Salon Son & Image / Montreal Audio Show Cancelled

From today's press release:
It is with considerable sadness that we have to inform you that it has been decided to defer this year’s Salon Son & Image Show/Montreal Audio Show due to take place at the Bonaventure Hotel on the 18 – 20 March 2016.

The deciding factor has been market support, with a substantial drop in companies wanting to support this long established event.

I attended the SSI show back in 2012 and had a ball (see show coverage) so I view this news as a real shame. Before we take this as a sign the industry is on the verge of collapse, I would suggest that a show's success, or failure, largely lies at the feet of show organizers.

While I have not attended Axpona, and only covered the first Newport Beach show for Stereophile, word has it that these shows are on the rise both in terms of exhibitors and attendance. That being said, this year's CES was a tad dismal in terms of turnout and it sure seemed to me that there were less exhibitors than usual.

With Munich only months away, yay!, I look forward to getting the pulse of what I consider one of the best audio shows around.

A Joke Turned Pitch
During CES I joked with a few people, when talking about the sag in CES' mojo and how much I hate being in Las Vegas, that we should coordinate a hi-fi show to coincide with SXSW. What better combination than live music and hi-fi in Austin?

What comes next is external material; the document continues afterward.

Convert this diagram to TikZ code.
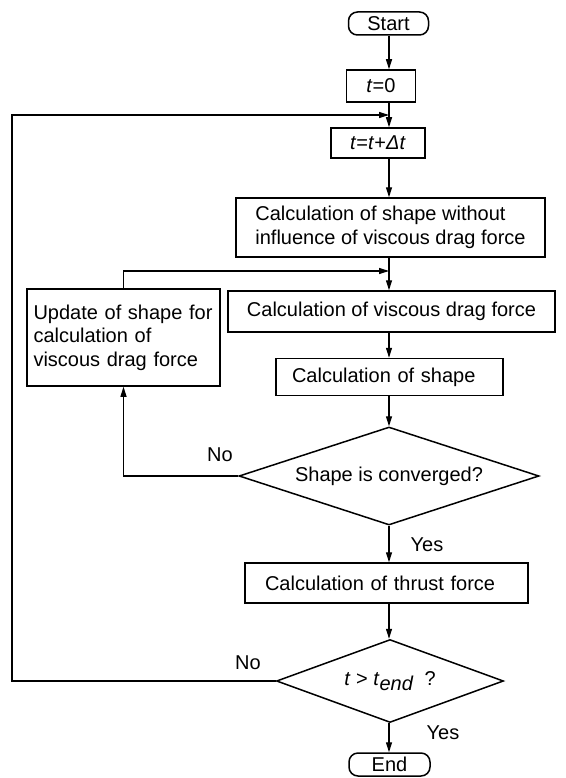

That's an event I'd camp out for.

I'd be curious to hear what you think of this pitch....

Denis de Montréal's picture

disappointed. I planned to go this time after not attending for the last 3 years. There is an obvious declining interest in high end audio among people nowadays. One is more interested in Mobile Technologies, Home Theater, Portable MP3 music players, Blue Tooth portable speakers, rather than the good sound of HiFi. Shall we call it progress?

Decodering's picture

I don't believe there is the market critical mass to make the event doable (profitable). As has been pointed out ad nauseum here and elsewhere, I think that the vast majority of people are satisfied with the quality of sound they get, especially when they look at the cost of improving what they hear and the complexity of doing so.

For instance, I've spent the last few years replacing all the AAC files with Redbook recordings and meticulously ripping hundreds of CDs to get the most of my existing system. I admit that I would have a better system if I could afford it, but I cannot. And while I really can tell the difference in sound quality between streaming Spotify and listening to CD-quality and hi-res recordings, to be frank, I love Spotify. (To be clear, I still buy as much music as possible in addition to my Spotify subscription, and I would never buy anything less than CD-quality.) I would love it even more if it were possible to stream CD-quality music. I'd even sign up with Apple Music if they offered such a service. But two things: Spotify is a real joy to use; and sometimes there are lossy recordings that sound surprisingly good through my system.

So I totally get why lots and lots of people don't see the added value of expensive, seemingly complicated systems when their needs can be met with simple systems and lossy music files. I don't see that changing any time soon.

Bill Leebens's picture

One of the main issues with high-end audio at CES is that compared to the main freakshow, the high-end audio exhibits are very small cheese indeed, and the organizers (CEA/CTA) don't give a rat's ass about us/the audio geeks.

I suspect that grafting it onto SXSW would be a similar mismatch, with rooms and flights as inflated and extortionate as they are in Las Vegas...and with the added annoyance of artisanally-curated hipster bullshit.

Yes, I am cynical and old. Meanwhile: best of luck with the resuscitation attempt to Michel and Sarah!

Michael Lavorgna's picture
...and what I remember most is the over-abundance of great music to be had every day, all day, and all night. I was also very fortunate to have Robert Baird as my guide, so there was also great food and great times.

The idea that hi-fi and music is a mismatch is like peeing on my dream, Bill ;-)

mikeinvt's picture

I have always enjoyed going to the show but given the industries focus on the ultra high end that just isn't affordable for most of us, it comes as no surprise to me that interest is declining. The price increases that most of the High End Audio companies have exposed us to are not in tune with what has happened to the rest of the retail industry. In fact the High End Audio industry introduces new versions of the same old every two years just to increase the price by another $5000.00. How many versions of a Wilson loudspeaker have we been exposed to over the last 10 years? If a car manufacturer would do the same they would be out of business in a short amount of time. Let's face it, High End Audio has become a playground for the rich and ultra rich.